Based on the facts viewed in a light most favorable to Bey, as the law requires at this stage, Clay concluded that a jury could well find that the other officers “acted out of racial bias” in participating in the continued surveillance and detention of Bey, especially since statistical evidence showed that although the population of Livonia is only 3.4 percent African American, more than 50 percent of those arrested by Livonia police are African American. The record contained similar statistics for Canton, and revealed that the police forces in both cities are almost all white. Clay went on to explain that the decision to reverse the lower court and grant immunity to the three officers on Bey’s Fourth Amendment claims was similarly flawed.
Judge Clay wrote extensively about the flaws in and the dangers of Larsen’s majority opinion. He explained that the decision “usurps the role of the jury” in favor of the majority’s “own misguided view of the facts,” and “chooses to minimize” the fact that the case is “about police officers allegedly targeting, surveilling, and detaining Bey and his friends because of the color of their skin.” The result was not only to “eviscerate” the 14th Amendment’s “prohibition on racial discrimination” and turn “a blind eye to race-based policing that violates the constitutional rights of black and brown Americans” in this case, he noted.
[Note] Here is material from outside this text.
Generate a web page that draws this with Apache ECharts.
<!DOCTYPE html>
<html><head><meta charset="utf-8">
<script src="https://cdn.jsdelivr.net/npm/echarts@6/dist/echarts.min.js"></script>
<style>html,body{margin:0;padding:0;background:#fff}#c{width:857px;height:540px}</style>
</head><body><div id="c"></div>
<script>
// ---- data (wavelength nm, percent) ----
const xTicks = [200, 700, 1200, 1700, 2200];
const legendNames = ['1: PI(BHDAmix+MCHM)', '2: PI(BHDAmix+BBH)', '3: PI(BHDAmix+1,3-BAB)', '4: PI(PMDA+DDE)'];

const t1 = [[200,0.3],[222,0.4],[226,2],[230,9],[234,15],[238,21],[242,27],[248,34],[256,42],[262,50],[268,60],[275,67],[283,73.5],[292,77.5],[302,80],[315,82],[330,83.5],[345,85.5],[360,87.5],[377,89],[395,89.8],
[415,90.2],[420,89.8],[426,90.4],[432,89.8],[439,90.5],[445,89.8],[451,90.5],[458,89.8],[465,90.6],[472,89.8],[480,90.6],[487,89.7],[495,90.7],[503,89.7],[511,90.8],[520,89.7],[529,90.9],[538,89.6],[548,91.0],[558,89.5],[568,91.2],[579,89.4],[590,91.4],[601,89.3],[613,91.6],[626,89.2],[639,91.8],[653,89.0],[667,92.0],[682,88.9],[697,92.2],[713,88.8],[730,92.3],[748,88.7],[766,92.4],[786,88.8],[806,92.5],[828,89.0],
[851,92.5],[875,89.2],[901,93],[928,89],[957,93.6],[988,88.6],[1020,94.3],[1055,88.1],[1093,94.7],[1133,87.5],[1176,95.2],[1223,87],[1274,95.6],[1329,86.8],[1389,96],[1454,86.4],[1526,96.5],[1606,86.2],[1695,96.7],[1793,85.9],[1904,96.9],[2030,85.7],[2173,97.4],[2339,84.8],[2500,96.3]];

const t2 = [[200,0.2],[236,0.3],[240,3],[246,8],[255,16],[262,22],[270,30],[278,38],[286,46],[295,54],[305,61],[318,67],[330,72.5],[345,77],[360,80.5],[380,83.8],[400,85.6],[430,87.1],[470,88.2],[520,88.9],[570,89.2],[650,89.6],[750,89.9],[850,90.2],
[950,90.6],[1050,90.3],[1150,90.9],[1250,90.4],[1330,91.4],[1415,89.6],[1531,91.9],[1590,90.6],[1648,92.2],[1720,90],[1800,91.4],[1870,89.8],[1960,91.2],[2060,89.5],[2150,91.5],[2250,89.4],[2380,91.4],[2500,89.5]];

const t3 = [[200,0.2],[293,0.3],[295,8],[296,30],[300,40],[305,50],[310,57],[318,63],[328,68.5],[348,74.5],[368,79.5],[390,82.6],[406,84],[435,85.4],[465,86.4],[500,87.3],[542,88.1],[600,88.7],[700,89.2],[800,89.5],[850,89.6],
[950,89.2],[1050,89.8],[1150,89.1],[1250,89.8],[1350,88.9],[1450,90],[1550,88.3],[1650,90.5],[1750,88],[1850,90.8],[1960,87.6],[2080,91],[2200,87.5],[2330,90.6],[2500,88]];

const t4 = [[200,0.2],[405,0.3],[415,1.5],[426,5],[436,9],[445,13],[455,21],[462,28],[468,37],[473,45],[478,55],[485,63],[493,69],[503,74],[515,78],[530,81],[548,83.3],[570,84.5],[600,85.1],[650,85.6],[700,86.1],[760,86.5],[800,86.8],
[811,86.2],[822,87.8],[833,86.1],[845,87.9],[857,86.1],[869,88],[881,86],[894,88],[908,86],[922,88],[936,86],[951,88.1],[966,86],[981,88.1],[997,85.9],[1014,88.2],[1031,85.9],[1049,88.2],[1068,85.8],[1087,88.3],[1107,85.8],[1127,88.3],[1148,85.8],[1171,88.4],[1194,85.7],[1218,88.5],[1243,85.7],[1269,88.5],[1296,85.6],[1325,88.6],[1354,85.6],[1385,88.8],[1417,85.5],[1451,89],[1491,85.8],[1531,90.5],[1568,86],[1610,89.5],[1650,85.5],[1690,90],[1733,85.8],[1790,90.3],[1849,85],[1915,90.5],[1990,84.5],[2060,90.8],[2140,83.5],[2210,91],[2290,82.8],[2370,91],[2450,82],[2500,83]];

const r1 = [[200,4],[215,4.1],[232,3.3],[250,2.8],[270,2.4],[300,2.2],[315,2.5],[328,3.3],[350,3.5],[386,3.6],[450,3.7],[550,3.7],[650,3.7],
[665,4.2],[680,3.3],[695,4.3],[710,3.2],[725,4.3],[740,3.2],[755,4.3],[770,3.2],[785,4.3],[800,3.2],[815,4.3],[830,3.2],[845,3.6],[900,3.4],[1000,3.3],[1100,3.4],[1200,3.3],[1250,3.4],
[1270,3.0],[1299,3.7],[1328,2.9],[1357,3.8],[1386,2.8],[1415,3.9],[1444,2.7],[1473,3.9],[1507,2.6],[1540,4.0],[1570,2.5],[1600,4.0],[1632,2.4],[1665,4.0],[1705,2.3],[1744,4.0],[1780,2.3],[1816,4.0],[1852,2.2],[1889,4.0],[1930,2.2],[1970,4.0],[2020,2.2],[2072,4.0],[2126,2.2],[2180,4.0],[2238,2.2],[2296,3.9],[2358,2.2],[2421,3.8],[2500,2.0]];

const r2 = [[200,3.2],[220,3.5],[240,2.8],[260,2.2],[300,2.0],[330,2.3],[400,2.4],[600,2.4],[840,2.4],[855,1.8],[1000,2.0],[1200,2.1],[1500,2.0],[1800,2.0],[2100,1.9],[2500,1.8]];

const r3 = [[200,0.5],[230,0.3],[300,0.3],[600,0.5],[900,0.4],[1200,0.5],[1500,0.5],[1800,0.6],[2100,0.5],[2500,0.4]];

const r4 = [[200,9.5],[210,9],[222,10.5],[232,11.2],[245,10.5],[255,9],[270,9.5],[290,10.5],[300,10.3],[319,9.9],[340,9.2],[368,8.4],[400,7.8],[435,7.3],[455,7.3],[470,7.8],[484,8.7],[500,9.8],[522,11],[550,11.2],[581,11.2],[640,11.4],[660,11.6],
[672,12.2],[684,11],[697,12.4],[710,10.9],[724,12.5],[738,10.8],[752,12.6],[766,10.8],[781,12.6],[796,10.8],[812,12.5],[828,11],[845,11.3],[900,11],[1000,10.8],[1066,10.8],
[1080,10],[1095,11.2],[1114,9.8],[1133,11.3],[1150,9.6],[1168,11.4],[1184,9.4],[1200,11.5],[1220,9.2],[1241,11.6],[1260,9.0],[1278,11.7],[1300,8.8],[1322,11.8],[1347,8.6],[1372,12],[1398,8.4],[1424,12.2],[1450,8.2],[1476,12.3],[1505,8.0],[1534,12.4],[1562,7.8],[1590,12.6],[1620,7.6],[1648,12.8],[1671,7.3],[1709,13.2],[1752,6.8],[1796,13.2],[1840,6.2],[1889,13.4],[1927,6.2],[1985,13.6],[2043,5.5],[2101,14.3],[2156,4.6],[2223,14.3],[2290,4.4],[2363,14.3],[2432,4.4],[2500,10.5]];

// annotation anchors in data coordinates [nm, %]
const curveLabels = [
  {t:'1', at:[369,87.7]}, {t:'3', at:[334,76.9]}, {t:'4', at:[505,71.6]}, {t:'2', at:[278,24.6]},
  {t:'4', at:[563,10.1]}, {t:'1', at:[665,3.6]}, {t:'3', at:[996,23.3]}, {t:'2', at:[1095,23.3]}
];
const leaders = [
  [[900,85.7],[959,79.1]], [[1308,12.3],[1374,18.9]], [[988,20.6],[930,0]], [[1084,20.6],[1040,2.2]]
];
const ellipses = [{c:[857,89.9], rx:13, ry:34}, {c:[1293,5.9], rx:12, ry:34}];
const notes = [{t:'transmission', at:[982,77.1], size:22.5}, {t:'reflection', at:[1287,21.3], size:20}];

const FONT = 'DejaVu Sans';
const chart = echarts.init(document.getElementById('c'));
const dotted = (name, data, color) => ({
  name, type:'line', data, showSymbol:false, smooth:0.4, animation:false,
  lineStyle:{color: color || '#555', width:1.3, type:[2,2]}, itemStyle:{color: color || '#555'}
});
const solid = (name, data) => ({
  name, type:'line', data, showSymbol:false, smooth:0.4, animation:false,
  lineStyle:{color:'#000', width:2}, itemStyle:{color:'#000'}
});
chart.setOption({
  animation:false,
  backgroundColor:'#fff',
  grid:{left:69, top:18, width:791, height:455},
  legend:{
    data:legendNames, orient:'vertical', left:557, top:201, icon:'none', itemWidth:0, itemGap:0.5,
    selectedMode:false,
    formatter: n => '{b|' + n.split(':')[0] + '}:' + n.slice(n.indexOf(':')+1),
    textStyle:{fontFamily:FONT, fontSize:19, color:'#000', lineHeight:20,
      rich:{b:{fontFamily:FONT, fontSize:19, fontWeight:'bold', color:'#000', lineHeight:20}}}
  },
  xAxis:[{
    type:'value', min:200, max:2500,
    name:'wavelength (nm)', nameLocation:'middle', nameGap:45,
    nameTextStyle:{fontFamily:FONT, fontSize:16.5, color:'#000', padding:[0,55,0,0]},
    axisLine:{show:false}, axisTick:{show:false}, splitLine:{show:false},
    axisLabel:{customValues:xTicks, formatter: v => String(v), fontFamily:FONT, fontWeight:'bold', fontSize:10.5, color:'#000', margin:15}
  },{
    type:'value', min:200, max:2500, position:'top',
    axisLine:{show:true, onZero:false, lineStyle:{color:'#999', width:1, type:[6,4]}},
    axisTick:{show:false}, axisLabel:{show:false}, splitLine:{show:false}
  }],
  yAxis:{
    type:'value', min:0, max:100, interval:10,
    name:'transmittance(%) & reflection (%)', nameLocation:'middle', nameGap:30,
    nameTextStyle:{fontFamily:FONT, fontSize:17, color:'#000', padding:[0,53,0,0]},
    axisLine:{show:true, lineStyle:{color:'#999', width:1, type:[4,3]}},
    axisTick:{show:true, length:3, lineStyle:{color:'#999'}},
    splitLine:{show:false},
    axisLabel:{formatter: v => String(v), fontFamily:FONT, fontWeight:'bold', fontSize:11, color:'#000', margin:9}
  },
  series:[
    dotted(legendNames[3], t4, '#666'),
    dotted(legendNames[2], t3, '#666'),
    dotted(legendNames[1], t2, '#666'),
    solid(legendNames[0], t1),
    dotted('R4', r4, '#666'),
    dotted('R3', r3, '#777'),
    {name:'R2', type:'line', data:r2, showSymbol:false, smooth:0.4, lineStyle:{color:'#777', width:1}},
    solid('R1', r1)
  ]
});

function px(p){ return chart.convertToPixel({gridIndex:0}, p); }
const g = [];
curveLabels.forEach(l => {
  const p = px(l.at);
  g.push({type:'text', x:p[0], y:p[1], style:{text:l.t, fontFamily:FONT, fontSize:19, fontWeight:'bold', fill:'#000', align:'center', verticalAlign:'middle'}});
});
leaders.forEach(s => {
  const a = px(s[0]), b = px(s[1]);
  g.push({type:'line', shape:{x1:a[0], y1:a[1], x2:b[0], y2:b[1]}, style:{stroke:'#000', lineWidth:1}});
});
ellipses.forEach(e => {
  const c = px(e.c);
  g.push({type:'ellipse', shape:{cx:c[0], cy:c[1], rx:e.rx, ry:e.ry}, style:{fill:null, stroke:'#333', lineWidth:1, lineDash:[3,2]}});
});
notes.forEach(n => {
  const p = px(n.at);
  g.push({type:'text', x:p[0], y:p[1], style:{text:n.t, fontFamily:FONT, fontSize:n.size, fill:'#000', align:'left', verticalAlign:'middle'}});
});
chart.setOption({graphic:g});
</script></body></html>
In addition, Judge Clay explained, the ruling was “dangerous” because it “allows unconstitutional race-based policing to continue unabated” and “invites an increase in discriminatory conduct.” Indeed, Clay wrote, Larsen’s opinion “signals to police officers that they have license to conduct race-based surveillance and make race-based stops,” as long as they “do not admit their true motivations.” In short, he concluded, Larsen’s majority ruling “incentivizes other officers to engage in race-based policing and commit future constitutional violations.”